Indice de masse corporelle (IMC) 

- Plage de performance pour les footballeurs pros : 21–24 kg/m²

- Doit toujours être interprété avec la masse grasse et la masse maigre

Métabolisme de base

- En moyenne de 2000–3 000 kcal/jour pour un joueur adulte

- Une valeur trop basse peut indiquer une restriction calorique prolongée ou une perte de masse musculaire


Pour illustrer, ce que ce type de balance peut pratiquement identifier, je propose de « peser » deux joueurs qui ont le même poids, mais selon des éléments qui diffèrent. 

Joueur

Poids total

Masse grasse (%)

Masse musculaire

Eau totale (%)

Interprétation

Joueur A (déficit hydrique)

78,0 kg

11 %

36 kg

50 % (bas)

Perte d’eau importante, risque de baisse de performance (endurance, concentration). À réhydrater avant reprise intensive.

Joueur B (masse graisse profonde insuffisante)

78,0 kg

5 %

39 kg

62 % (haut)

Masse grasse trop faible : risque hormonal, fatigue chronique. Nécessite un rééquilibrage nutritionnel.
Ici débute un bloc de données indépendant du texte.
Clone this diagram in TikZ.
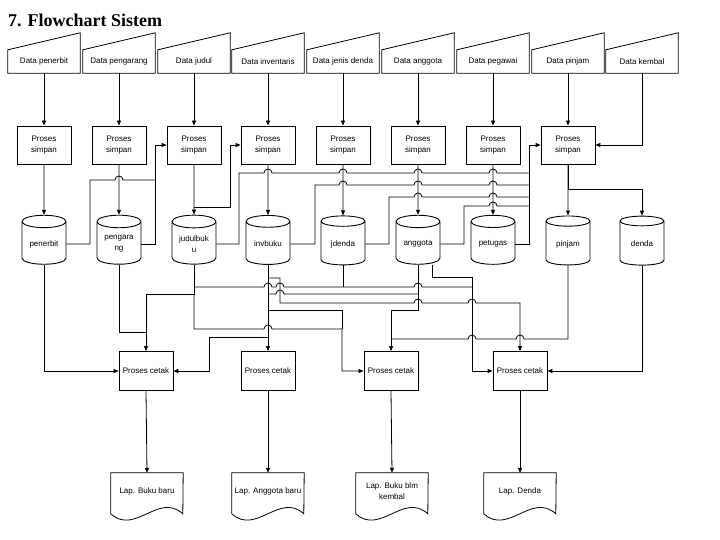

Cette simulation illustre que deux joueurs affichant le même poids peuvent nécessiter des mesures correctives totalement opposées. L’un doit restaurer ses réserves hydriques et électrolytiques et l’autre doit reconstituer une masse grasse fonctionnelle pour éviter les troubles liés à un déficit énergétique chronique. Ainsi, l’impédancemétrie permet d’éviter les conclusions hâtives basées uniquement sur le poids brut et de mettre en place un suivi individualisé plus sûr et plus efficace.


En synthèse

La pesée en début de préparation reste un outil utile, mais elle ne doit pas être surestimée ni interprétée isolément. Une prise de poids n’est pas nécessairement synonyme de désordre et d’indiscipline. Elle peut aussi refléter des mécanismes physiologiques naturels, un ajustement morphologique ou une évolution vers un poids de forme plus élevé, mais toujours optimal pour la performance.
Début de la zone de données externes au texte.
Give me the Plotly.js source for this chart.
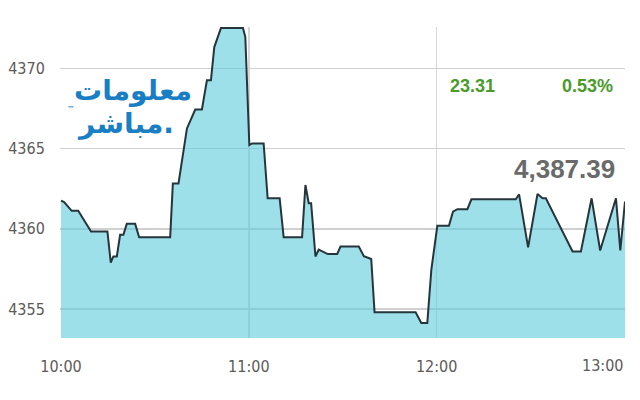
<!DOCTYPE html>
<html>
<head>
<meta charset="utf-8">
<script src="https://cdn.plot.ly/plotly-3.0.1.min.js"></script>
<style>html,body{margin:0;padding:0;background:#fff;}#chart{width:640px;height:400px;}</style>
</head>
<body>
<div id="chart"></div>
<script>
const day = '2024-01-01 ';
const times = ['10:00:00','10:01:00','10:03:25','10:05:30','10:09:36','10:14:50','10:15:54','10:16:44','10:17:50','10:18:53',
  '10:19:56','10:21:01','10:23:41','10:24:58','10:34:53','10:35:44','10:37:32','10:40:14','10:42:53','10:45:01',
  '10:46:37','10:47:54','10:48:58','10:51:06','10:58:08','10:58:53','11:00:10','11:01:02','11:04:44','11:06:01',
  '11:09:51','11:11:08','11:17:01','11:18:05','11:19:08','11:19:54','11:21:17','11:22:20','11:25:13','11:28:14',
  '11:29:17','11:35:08','11:36:44','11:39:06','11:40:10','11:53:17','11:55:06','11:57:01','11:58:18','12:00:13',
  '12:03:56','12:05:13','12:06:37','12:09:49','12:11:06','12:25:17','12:26:20','12:29:13','12:32:13','12:33:50',
  '12:34:53','12:43:25','12:46:05','12:49:30','12:52:14','12:57:17','12:58:40','13:00:10'];
const values = [4361.76,4361.66,4361.12,4361.12,4359.83,4359.83,4357.90,4358.28,4358.28,4359.63,
  4359.63,4360.31,4360.31,4359.48,4359.48,4362.83,4362.83,4366.25,4367.43,4367.43,
  4369.25,4369.25,4371.32,4372.50,4372.50,4371.94,4365.22,4365.32,4365.32,4361.90,
  4361.90,4359.48,4359.48,4362.73,4361.60,4361.60,4358.28,4358.70,4358.43,4358.43,
  4358.90,4358.90,4358.30,4358.12,4354.80,4354.80,4354.14,4354.14,4357.45,4360.19,
  4360.19,4361.07,4361.22,4361.22,4361.84,4361.84,4362.15,4358.84,4362.17,4361.90,
  4361.90,4358.59,4358.59,4361.90,4358.65,4361.90,4358.65,4361.70];
const yTicks = [4355, 4360, 4365, 4370];
const xTickTimes = ['10:00','11:00','12:00','13:00'];
const changeValue = '23.31';
const changePct = '0.53%';
const lastValue = '4,387.39';
const logoLines = ['معلومات', 'مباشر.'];

const x = times.map(t => day + t);
const tickFont = {family: '"Liberation Sans Narrow", "DejaVu Sans Condensed", "Roboto", sans-serif', size: 16, color: '#5e5a57'};

const trace = {
  x: x, y: values, type: 'scatter', mode: 'lines',
  line: {color: '#25353b', width: 2},
  fill: 'tozeroy', fillcolor: 'rgba(93,203,220,0.6)',
  hoverinfo: 'skip'
};

const shownTicks = xTickTimes.slice(0, 3);
const lastTick = xTickTimes[xTickTimes.length - 1];

const layout = {
  width: 640, height: 400,
  margin: {l: 60, r: 15, t: 27, b: 62},
  paper_bgcolor: '#ffffff', plot_bgcolor: '#ffffff',
  showlegend: false,
  xaxis: {
    type: 'date',
    range: [day + '09:59:41', day + '13:00:10'],
    tickvals: xTickTimes.map(t => day + t),
    ticktext: shownTicks.concat(['']),
    showgrid: true, gridcolor: '#d6d6d6', gridwidth: 1.5,
    zeroline: false, showline: false,
    ticks: 'outside', ticklen: 14, tickcolor: 'rgba(0,0,0,0)',
    tickfont: tickFont
  },
  yaxis: {
    range: [4353.2, 4372.57],
    tickvals: yTicks,
    ticktext: yTicks.map(String),
    showgrid: true, gridcolor: '#d0d0d0', gridwidth: 1.5,
    zeroline: false, showline: false,
    ticks: 'outside', ticklen: 11, tickcolor: 'rgba(0,0,0,0)',
    tickfont: tickFont
  },
  annotations: [
    {xref: 'paper', yref: 'paper', x: 1.0, y: -0.09, xanchor: 'right', yanchor: 'middle',
     text: lastTick, showarrow: false, font: tickFont},
    {xref: 'paper', yref: 'paper', x: 0.687, y: 0.81, xanchor: 'left', yanchor: 'middle',
     text: '<b>' + changeValue + '</b>', showarrow: false,
     font: {family: 'Liberation Sans, Arial, sans-serif', size: 18, color: '#4a9a2c'}},
    {xref: 'paper', yref: 'paper', x: 0.982, y: 0.81, xanchor: 'right', yanchor: 'middle',
     text: '<b>' + changePct + '</b>', showarrow: false,
     font: {family: 'Liberation Sans, Arial, sans-serif', size: 18, color: '#4a9a2c'}},
    {xref: 'paper', yref: 'paper', x: 0.985, y: 0.545, xanchor: 'right', yanchor: 'middle',
     text: '<b>' + lastValue + '</b>', showarrow: false,
     font: {family: 'Liberation Sans, Arial, sans-serif', size: 26, color: '#6a6a6a'}},
    {xref: 'paper', yref: 'paper', x: 0.022, y: 0.797, xanchor: 'left', yanchor: 'middle',
     text: '<b>' + logoLines[0] + '</b>', showarrow: false,
     font: {family: 'DejaVu Sans, sans-serif', size: 28, color: '#1a7ec4'}},
    {xref: 'paper', yref: 'paper', x: 0.027, y: 0.69, xanchor: 'left', yanchor: 'middle',
     text: '<b>' + logoLines[1] + '</b>', showarrow: false,
     font: {family: 'DejaVu Sans, sans-serif', size: 28, color: '#1a7ec4'}},
    {xref: 'paper', yref: 'paper', x: 0.008, y: 0.735, xanchor: 'left', yanchor: 'middle',
     text: '™', showarrow: false,
     font: {family: 'DejaVu Sans, sans-serif', size: 8, color: '#1a7ec4'}}
  ]
};

Plotly.newPlot('chart', [trace], layout, {displayModeBar: false, staticPlot: true});
</script>
</body>
</html>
L’approche la plus rigoureuse consiste à s’appuyer sur la mesure de la composition corporelle et l’observation du rendement sportif, afin d’adapter l’analyse à chaque morphotype. Cette individualisation, notamment par la balance impédancemètre, contribue à préserver à long terme la performance tout en respectant l'intégrité physique et psychologique des joueurs.
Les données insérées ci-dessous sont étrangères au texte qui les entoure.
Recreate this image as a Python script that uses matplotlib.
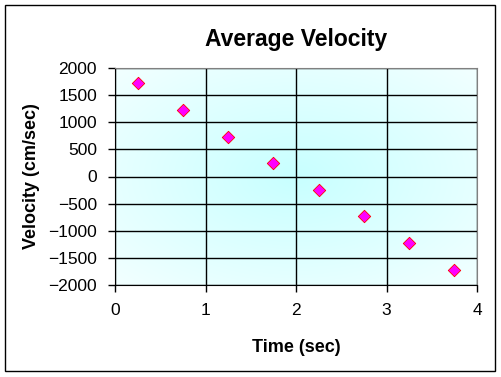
import numpy as np
import matplotlib
matplotlib.use('Agg')
import matplotlib.pyplot as plt
from matplotlib.colors import LinearSegmentedColormap
from matplotlib.patches import Rectangle

# Data
times = [0.25, 0.75, 1.25, 1.75, 2.25, 2.75, 3.25, 3.75]
velocities = [1715, 1225, 735, 245, -245, -735, -1225, -1715]
x_ticks = [0, 1, 2, 3, 4]
y_ticks = [2000, 1500, 1000, 500, 0, -500, -1000, -1500, -2000]

plt.rcParams['font.family'] = ['Liberation Sans', 'DejaVu Sans']

fig = plt.figure(figsize=(5.01, 3.77), dpi=100)
ax = fig.add_axes([115 / 501, 1 - 285 / 377, 362 / 501, 217 / 377])

# radial cyan gradient in the plot area
gx, gy = np.meshgrid(np.linspace(-1, 1, 200), np.linspace(-1, 1, 200))
r = np.clip(np.sqrt(gx ** 2 + gy ** 2) / np.sqrt(2), 0, 1)
cmap = LinearSegmentedColormap.from_list('bg', ['#c8ffff', '#f2ffff'])
ax.imshow(r, cmap=cmap, extent=[0, 1, 0, 1], transform=ax.transAxes,
          aspect='auto', zorder=0, interpolation='bilinear')

ax.scatter(times, velocities, marker='D', s=40, c='#ff00ff',
           edgecolors='#ff0000', linewidths=0.6, zorder=3)

ax.set_xlim(0, 4)
ax.set_ylim(-2000, 2000)
ax.set_xticks(x_ticks)
ax.set_yticks(y_ticks)
ax.grid(True, color='black', linewidth=1.0)
for ln in ax.get_xgridlines() + ax.get_ygridlines():
    ln.set_zorder(1)

ax.tick_params(direction='out', length=5, width=1, labelsize=12.5,
               colors='black', pad=8)
ax.spines['left'].set_color('black')
ax.spines['bottom'].set_color('black')
ax.spines['top'].set_color('#808080')
ax.spines['right'].set_color('#808080')

ax.set_title('Average Velocity', fontsize=16.5, fontweight='bold', pad=16)
ax.set_xlabel('Time (sec)', fontsize=13, fontweight='bold', labelpad=15)
ax.set_ylabel('Velocity (cm/sec)', fontsize=13, fontweight='bold', labelpad=6)

# outer chart border
fig.patches.append(Rectangle((5 / 501, 1 - 371 / 377), 490 / 501, 366 / 377,
                             transform=fig.transFigure, fill=False,
                             edgecolor='black', linewidth=1))

fig.savefig('out.png', dpi=100)
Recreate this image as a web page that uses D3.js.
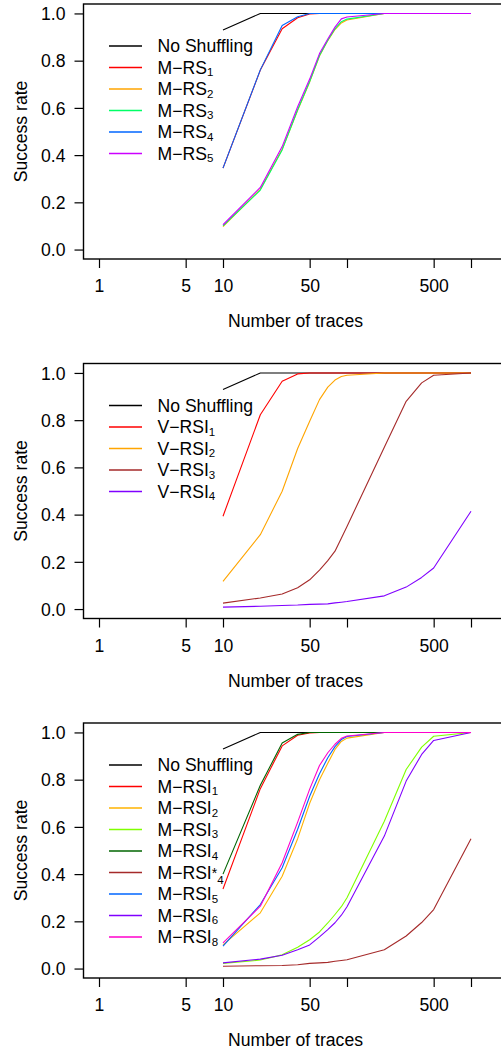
<!DOCTYPE html>
<html><head><meta charset="utf-8">
<script src="https://cdn.jsdelivr.net/npm/d3@7"></script>
<style>
body{margin:0;background:#fff}
svg{display:block}
text{font-family:"Liberation Sans",Arial,Helvetica,sans-serif;fill:#000}
</style>
</head><body>
<svg id="chart" width="501" height="1053"></svg>
<script>
// ---------------- data ----------------
const traces = [10,20,30,40,50,60,70,80,90,100,200,300,400,500,1000];
const xTickValues = [1,5,10,50,100,500,1000];
const xTickLabels = ["1","5","10","50","","500",""];
const yTickValues = [0,0.2,0.4,0.6,0.8,1.0];
const yTickLabels = ["0.0","0.2","0.4","0.6","0.8","1.0"];
const xTitle = "Number of traces";
const yTitle = "Success rate";

const noShuffling = [0.93,1,1,1,1,1,1,1,1,1,1,1,1,1,1];

// panel 1
const p1Labels = ["No Shuffling","M−RS_1","M−RS_2","M−RS_3","M−RS_4","M−RS_5"];
const p1Colors = ["#000000","#FF0000","#FFA500","#00FF66","#0066FF","#CC00FF"];
const mRS1 = [0.345,0.760,0.935,0.982,0.998,1,1,1,1,1,1,1,1,1,1];
const mRS2 = [0.097,0.255,0.425,0.590,0.710,0.820,0.885,0.932,0.960,0.972,1,1,1,1,1];
const mRS3 = [0.100,0.252,0.422,0.592,0.712,0.822,0.887,0.935,0.965,0.976,1,1,1,1,1];
const mRS4 = [0.345,0.761,0.949,0.986,1,1,1,1,1,1,1,1,1,1,1];
const mRS5 = [0.105,0.263,0.436,0.605,0.722,0.830,0.892,0.942,0.977,0.985,1,1,1,1,1];

// panel 2
const p2Labels = ["No Shuffling","V−RSI_1","V−RSI_2","V−RSI_3","V−RSI_4"];
const p2Colors = ["#000000","#FF0000","#FFA500","#A52A2A","#8000FF"];
const vRSI1 = [0.393,0.823,0.965,0.996,1,1,1,1,1,1,1,1,1,1,1];
const vRSI2 = [0.117,0.315,0.499,0.680,0.795,0.887,0.940,0.970,0.985,0.990,1,1,1,1,1];
const vRSI3 = [0.025,0.047,0.064,0.090,0.124,0.165,0.205,0.245,0.300,0.350,0.685,0.880,0.958,0.990,1];
const vRSI4 = [0.008,0.012,0.015,0.017,0.020,0.021,0.022,0.026,0.029,0.032,0.056,0.093,0.134,0.174,0.414];

// panel 3
const p3Labels = ["No Shuffling","M−RSI_1","M−RSI_2","M−RSI_3","M−RSI_4","M−RSI^*_4","M−RSI_5","M−RSI_6","M−RSI_8"];
const p3Colors = ["#000000","#FF0000","#FFB300","#80FF00","#006400","#A52A2A","#0066FF","#8000FF","#FF00CC"];
const mRSI1 = [0.337,0.762,0.943,0.988,0.998,1,1,1,1,1,1,1,1,1,1];
const mRSI2 = [0.100,0.236,0.391,0.550,0.700,0.800,0.870,0.928,0.962,0.976,1,1,1,1,1];
const mRSI3 = [0.022,0.036,0.058,0.090,0.122,0.155,0.193,0.229,0.262,0.300,0.624,0.843,0.938,0.984,1];
const mRSI4 = [0.400,0.776,0.955,0.992,1,1,1,1,1,1,1,1,1,1,1];
const mRSI4s = [0.010,0.012,0.013,0.016,0.022,0.024,0.026,0.031,0.034,0.037,0.080,0.138,0.195,0.250,0.550];
const mRSI5 = [0.095,0.271,0.427,0.590,0.730,0.825,0.893,0.940,0.970,0.983,1,1,1,1,1];
const mRSI6 = [0.024,0.040,0.056,0.080,0.100,0.134,0.165,0.194,0.226,0.262,0.561,0.794,0.907,0.966,1];
const mRSI8 = [0.109,0.264,0.448,0.620,0.760,0.860,0.914,0.950,0.975,0.985,1,1,1,1,1];

const panels = [
  {labels:p1Labels, colors:p1Colors, series:[noShuffling,mRS1,mRS2,mRS3,mRS4,mRS5]},
  {labels:p2Labels, colors:p2Colors, series:[noShuffling,vRSI1,vRSI2,vRSI3,vRSI4]},
  {labels:p3Labels, colors:p3Colors, series:[noShuffling,mRSI1,mRSI2,mRSI3,mRSI4,mRSI4s,mRSI5,mRSI6,mRSI8]}
];

// ---------------- layout ----------------
const svg = d3.select("#chart");
const FS = 17.6;
const panelTops = [4, 363.5, 723];
const boxLeft = 83.5, boxH = 255;

const x = d3.scaleLog().domain([1,1000]).range([99,471]);

function addLabel(sel, label){
  const m = label.match(/^([^_^]*)(?:\^([^_]*))?(?:_(.*))?$/);
  sel.append("tspan").text(m[1]);
  if (m[2]) sel.append("tspan").attr("font-size",14).attr("dy",-1).text(m[2]);
  if (m[3]) sel.append("tspan").attr("font-size",11.5).attr("dy", m[2] ? 6 : 2.5).text(m[3]);
}

panels.forEach((p, pi) => {
  const top = panelTops[pi];
  const g = svg.append("g");
  const y = d3.scaleLinear().domain([-0.04,1.04]).range([top+boxH, top]);

  // axes
  const xa = g.append("g").attr("transform",`translate(0,${top+boxH})`)
    .call(d3.axisBottom(x).tickValues(xTickValues).tickFormat((d,i)=>xTickLabels[i]).tickSize(9).tickSizeOuter(0));
  xa.select(".domain").remove();
  xa.selectAll("line").attr("stroke","#000").attr("stroke-width",1.2);
  xa.selectAll("text").attr("y",33).attr("dy",null).attr("font-size",FS).attr("font-family",null).attr("fill","#000");

  const ya = g.append("g").attr("transform",`translate(${boxLeft},0)`)
    .call(d3.axisLeft(y).tickValues(yTickValues).tickFormat((d,i)=>yTickLabels[i]).tickSize(9).tickPadding(9).tickSizeOuter(0));
  ya.select(".domain").remove();
  ya.selectAll("line").attr("stroke","#000").attr("stroke-width",1.2);
  ya.selectAll("text").attr("font-size",FS).attr("font-family",null).attr("fill","#000").attr("dy","0.35em");

  // box
  g.append("rect").attr("x",boxLeft).attr("y",top).attr("width",520).attr("height",boxH)
    .attr("fill","none").attr("stroke","#000").attr("stroke-width",1.4);

  // lines
  const line = d3.line().x((d,i)=>x(traces[i])).y(d=>y(d));
  p.series.forEach((s, si) => {
    g.append("path").datum(s).attr("d",line).attr("fill","none")
      .attr("stroke",p.colors[si]).attr("stroke-width",1.1).attr("stroke-linejoin","round");
  });

  // legend
  const lg = g.append("g");
  p.labels.forEach((lab, li) => {
    const ly = top + 42 + li*21.5;
    lg.append("line").attr("x1",109).attr("x2",142).attr("y1",ly).attr("y2",ly)
      .attr("stroke",p.colors[li]).attr("stroke-width",1.5);
    const t = lg.append("text").attr("x",157.5).attr("y",ly+6).attr("font-size",FS);
    addLabel(t, lab);
  });

  // titles
  g.append("text").attr("x",295.5).attr("y",top+323).attr("text-anchor","middle").attr("font-size",FS).text(xTitle);
  g.append("text").attr("transform",`translate(26.5,${top+boxH/2}) rotate(-90)`).attr("text-anchor","middle").attr("font-size",FS).text(yTitle);
});
</script>
</body></html>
[1] M., Fogelholm, Effects of bodyweight reduction on sports performance. Sports Medicine, 18(4), 249–267. 1994.

[2] S., Grosprêtre, B., Maton, et R., Lepers, Analyse de la composition corporelle en sport de haut niveau. Revue STAPS, 126(4), 77–90. 2019. S., Grosprêtre, B., Maton, et R., Lepers, Analyse de la composition corporelle en sport de haut niveau. Revue STAPS, 126(4), 77–90. 2019.

[3] A. E., Jeukendrup, et M., Gleeson, Sport Nutrition: An Introduction to Energy Production and Performance (3rd ed.). Human Kinetics. 2018.

[4] M., Foucault, Surveiller et punir. Gallimard. 1975.

[5] J., Bergström, et E., Hultman, Muscle glycogen synthesis after exercise: an enhancing factor localized to the muscle cells in man. Nature, 210(5033), 309–310. 1966.

[6] (W. J., Kraemer, et N. A., Ratamess, Fundamentals of resistance training: progression and exercise prescription. Medicine & Science in Sports & Exercise, 36(4), 674–688. 2004.

[7] Sous la direction de Christophe Hausswirth, Nutrition et performance en sport : la science au bout de la fourchette, INSEP-Éditions. 2018.

[8] M. N., Sawka, et al. American College of Sports Medicine position stand: Exercise and fluid replacement. Medicine & Science in Sports & Exercise, 39(2), 377–390. 2007.

[9]  J., Sundgot-Borgen et Garthe, Elite athletes in aesthetic and Olympic weight-class sports and the challenge of body weight and body compositions. Journal of Sports Sciences, 29(sup1), S101–S114. 2011.